STARS Patient Information
When I took Otto for his first inoculations, at the age of two months, I dreaded it like any other mother does. But I wasn't prepared for the reaction that he had.
The first injection was fine - only a bit of screaming - but the second made Otto cry out in so much pain that he held his breath, went floppy, rolled back his eyes and turned an alarming shade of grey.
In a state of panic, the nurse took Otto from my arms and rushed out of the room. I sat there, in floods of tears, not knowing what was happening. A few minutes later the nurse came back and calmed me down, saying that Otto was okay - he was a bit dozy but gurgling happily - and was being looked over by a doctor. I was told that it was a breath-holding episode, that it was very common in babies and young children and that he would grow out of it.
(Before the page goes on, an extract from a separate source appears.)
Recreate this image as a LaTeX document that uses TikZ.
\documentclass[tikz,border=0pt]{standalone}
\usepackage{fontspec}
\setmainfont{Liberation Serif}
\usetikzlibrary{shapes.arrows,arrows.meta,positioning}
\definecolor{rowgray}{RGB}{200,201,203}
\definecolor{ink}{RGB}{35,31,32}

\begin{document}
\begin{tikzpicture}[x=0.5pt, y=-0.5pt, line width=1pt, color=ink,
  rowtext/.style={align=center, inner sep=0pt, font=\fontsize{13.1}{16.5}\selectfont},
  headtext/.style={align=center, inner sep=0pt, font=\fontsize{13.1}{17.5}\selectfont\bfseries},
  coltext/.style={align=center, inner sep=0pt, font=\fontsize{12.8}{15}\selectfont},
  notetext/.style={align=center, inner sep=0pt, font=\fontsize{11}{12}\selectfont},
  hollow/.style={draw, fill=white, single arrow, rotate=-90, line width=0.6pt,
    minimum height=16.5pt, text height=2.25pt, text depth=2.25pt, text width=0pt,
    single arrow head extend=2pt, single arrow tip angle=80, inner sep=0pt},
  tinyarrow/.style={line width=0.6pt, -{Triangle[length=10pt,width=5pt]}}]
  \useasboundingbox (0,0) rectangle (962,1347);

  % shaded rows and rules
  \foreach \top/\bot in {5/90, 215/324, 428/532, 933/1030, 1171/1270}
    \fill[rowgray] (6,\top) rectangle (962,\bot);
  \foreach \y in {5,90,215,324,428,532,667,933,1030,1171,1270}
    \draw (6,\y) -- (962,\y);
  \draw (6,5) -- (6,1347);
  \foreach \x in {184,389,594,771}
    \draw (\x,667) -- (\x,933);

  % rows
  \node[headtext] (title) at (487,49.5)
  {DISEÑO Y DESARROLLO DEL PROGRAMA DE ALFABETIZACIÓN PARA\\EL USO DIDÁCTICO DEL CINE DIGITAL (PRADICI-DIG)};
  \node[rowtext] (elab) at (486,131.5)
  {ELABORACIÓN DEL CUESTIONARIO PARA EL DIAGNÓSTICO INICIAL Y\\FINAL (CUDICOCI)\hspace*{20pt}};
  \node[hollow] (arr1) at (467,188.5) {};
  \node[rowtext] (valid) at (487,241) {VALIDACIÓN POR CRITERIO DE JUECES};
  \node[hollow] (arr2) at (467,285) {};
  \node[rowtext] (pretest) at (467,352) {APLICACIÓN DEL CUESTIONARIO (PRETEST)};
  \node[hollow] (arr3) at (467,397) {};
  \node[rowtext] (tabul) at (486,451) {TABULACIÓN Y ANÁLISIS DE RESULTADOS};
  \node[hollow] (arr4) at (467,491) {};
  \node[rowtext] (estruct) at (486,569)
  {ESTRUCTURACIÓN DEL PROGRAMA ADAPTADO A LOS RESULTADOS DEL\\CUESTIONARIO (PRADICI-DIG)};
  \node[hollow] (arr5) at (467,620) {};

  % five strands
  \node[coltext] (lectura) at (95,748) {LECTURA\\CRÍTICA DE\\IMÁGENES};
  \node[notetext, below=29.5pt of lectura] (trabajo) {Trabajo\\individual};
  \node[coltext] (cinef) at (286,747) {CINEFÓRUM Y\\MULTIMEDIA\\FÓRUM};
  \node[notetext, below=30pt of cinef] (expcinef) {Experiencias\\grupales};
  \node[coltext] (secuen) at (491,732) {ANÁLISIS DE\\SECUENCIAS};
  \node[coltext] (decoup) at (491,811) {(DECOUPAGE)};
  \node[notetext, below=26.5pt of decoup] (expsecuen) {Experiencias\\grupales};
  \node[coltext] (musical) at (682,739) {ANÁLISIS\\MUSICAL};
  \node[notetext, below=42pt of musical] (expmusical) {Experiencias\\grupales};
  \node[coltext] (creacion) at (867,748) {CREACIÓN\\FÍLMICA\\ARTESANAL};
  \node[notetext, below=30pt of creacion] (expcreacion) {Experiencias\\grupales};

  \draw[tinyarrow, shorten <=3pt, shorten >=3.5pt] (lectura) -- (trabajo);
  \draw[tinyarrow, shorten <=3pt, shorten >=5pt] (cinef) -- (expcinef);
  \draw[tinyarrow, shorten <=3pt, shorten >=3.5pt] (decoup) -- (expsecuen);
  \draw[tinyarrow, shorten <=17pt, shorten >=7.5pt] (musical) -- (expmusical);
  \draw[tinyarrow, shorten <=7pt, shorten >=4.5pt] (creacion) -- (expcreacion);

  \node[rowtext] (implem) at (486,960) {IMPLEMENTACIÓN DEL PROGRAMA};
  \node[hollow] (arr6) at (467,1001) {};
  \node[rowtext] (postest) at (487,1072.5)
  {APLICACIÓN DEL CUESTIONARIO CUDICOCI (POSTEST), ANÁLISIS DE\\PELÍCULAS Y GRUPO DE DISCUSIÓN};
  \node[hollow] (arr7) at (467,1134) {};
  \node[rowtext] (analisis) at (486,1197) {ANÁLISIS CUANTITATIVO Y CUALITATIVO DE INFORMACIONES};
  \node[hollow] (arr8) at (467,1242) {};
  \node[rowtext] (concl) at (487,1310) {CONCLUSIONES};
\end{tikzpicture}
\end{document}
But I was left unconvinced.
Following that incident, Otto had numerous 'breath-holding' attacks as a baby, often when he was overtired or shocked by a loud noise (such as a plane overhead or even someone sneezing). In the early stages of Otto walking, these episodes came about after a fall, a bump to the head or being pushed by other little ones. They would vary in frequency but at their worst they were happening up to five times a day. This made me become fearlessly protective and unable to leave him with anyone. Fortunately, Otto's attacks only happened during the day, when I was there to watch out for him. But sleep time was often restless and disturbed with night terrors.
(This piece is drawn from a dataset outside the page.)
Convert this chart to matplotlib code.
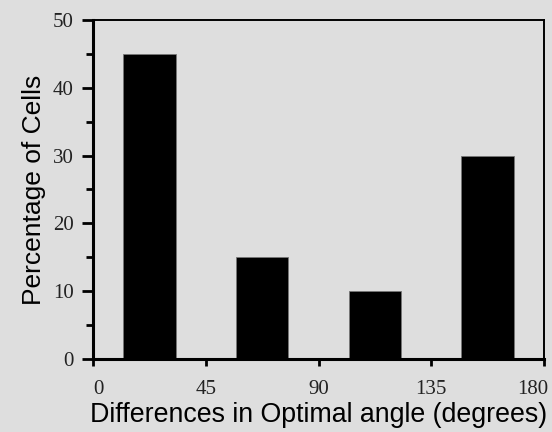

On my many visits to the GP, I kept being told that it was breath-holding and not to worry - easier said than done. And, thankfully, epilepsy was ruled out because his attacks never occurred without a cause and Otto would always cry beforehand.
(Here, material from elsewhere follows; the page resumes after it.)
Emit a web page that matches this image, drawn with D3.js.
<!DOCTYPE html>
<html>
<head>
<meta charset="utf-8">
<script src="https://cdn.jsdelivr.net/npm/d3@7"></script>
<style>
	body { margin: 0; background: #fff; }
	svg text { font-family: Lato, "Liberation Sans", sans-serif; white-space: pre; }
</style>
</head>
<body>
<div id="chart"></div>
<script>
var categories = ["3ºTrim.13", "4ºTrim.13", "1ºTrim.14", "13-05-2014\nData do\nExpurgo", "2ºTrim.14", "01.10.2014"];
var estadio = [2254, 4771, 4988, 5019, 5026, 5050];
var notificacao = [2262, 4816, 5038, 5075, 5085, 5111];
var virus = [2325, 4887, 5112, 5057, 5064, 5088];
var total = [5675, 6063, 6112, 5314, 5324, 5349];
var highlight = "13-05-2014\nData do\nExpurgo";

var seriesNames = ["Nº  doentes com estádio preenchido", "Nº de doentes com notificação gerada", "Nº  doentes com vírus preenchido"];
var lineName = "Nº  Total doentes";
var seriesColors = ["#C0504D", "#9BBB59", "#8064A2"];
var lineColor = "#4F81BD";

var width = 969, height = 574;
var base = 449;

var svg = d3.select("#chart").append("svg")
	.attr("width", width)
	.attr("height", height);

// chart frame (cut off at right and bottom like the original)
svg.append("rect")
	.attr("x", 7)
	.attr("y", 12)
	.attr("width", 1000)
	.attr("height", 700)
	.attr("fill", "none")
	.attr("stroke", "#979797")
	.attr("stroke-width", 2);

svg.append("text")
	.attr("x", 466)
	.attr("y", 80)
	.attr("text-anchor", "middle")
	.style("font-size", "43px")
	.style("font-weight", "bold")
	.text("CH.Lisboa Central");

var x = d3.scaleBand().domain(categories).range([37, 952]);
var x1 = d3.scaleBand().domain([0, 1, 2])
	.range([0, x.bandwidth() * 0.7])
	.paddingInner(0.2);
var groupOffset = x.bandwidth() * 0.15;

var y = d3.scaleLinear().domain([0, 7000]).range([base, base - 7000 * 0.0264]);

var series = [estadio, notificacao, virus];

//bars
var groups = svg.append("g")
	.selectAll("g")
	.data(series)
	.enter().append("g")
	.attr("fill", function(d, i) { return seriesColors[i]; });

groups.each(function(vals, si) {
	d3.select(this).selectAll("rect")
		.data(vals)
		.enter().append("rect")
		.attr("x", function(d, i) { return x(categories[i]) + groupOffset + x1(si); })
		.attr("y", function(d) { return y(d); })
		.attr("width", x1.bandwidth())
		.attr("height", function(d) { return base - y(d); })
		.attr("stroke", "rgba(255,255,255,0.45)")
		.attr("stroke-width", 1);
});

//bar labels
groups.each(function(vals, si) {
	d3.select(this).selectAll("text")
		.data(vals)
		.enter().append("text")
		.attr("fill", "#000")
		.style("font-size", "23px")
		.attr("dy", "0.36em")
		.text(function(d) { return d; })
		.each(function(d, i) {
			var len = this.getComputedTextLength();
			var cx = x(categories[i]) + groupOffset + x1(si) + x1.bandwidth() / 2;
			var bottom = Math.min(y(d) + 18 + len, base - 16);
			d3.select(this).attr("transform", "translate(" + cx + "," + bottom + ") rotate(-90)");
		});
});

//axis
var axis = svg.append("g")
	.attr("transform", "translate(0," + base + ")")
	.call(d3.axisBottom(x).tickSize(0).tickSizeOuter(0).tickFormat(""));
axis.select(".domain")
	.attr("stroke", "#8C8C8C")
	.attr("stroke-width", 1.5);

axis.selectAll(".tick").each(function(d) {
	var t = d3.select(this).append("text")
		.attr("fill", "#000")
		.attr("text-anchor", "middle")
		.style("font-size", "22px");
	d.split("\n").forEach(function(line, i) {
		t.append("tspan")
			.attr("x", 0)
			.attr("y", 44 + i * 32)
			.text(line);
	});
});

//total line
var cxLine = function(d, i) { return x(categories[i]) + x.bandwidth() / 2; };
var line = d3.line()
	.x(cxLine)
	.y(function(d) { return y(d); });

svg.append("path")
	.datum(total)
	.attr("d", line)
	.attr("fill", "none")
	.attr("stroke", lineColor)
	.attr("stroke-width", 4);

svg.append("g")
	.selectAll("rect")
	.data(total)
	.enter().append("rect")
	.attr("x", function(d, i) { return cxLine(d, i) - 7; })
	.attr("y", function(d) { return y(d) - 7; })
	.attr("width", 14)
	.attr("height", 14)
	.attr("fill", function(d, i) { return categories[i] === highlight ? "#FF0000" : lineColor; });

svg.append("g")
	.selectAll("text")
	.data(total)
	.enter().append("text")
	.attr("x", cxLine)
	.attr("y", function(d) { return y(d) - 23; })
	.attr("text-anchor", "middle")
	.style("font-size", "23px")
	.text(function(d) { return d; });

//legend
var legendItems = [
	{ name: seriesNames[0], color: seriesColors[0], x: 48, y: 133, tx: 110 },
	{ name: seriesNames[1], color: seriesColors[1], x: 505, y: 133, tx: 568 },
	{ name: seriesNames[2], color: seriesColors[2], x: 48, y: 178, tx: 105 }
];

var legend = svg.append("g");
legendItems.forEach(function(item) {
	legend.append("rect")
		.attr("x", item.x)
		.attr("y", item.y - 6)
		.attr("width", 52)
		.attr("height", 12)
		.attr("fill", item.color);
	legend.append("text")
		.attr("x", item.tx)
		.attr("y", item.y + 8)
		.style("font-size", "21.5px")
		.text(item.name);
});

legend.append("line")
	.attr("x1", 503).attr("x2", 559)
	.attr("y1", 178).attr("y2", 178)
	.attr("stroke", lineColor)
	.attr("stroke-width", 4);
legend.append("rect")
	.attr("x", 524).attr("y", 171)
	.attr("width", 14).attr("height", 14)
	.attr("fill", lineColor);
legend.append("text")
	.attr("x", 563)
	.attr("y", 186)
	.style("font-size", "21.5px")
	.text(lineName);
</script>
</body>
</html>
I spent hours scouring the internet, looking for comments from parents in a similar situation, to no avail. Then I came across some videos of a little boy with reflex anoxic seizures (RAS). They were horrible to watch, but seeing them convinced me that Otto had the same condition, because their attacks were so alike. I also found the STARS website and read up on the information and case studies, all of which were so reassuring. The next day I went to my GP and insisted that Otto have further checks.
Otto has since been diagnosed with RAS. He has had a number of cardiovascular examinations - all fine - and is booked to have a brain scan later this year, as a precautionary measure. I have also taken him to see a cranial osteopath who has been working to tone down Otto's central nervous system, as he could feel it was 'startled and out of balance'. In my opinion, this has made a significant difference to the frequency of seizures and has lessened their intensity. It has helped Otto to sleep better too and his night terrors have almost gone.
As Otto reaches two, he seems to be growing out of RAS - he hasn't had a seizure for three months - so my husband and I are hoping that the worst is over. And although we still can't stop feeling terrified each time he passes out, at least now we know what is wrong - and that we're not the only ones going through it.
And I hope, by recounting Otto's story, I can lessen the anxiety of another mother or father who has a child with RAS. Because, no matter how bad it gets, we're all in it together.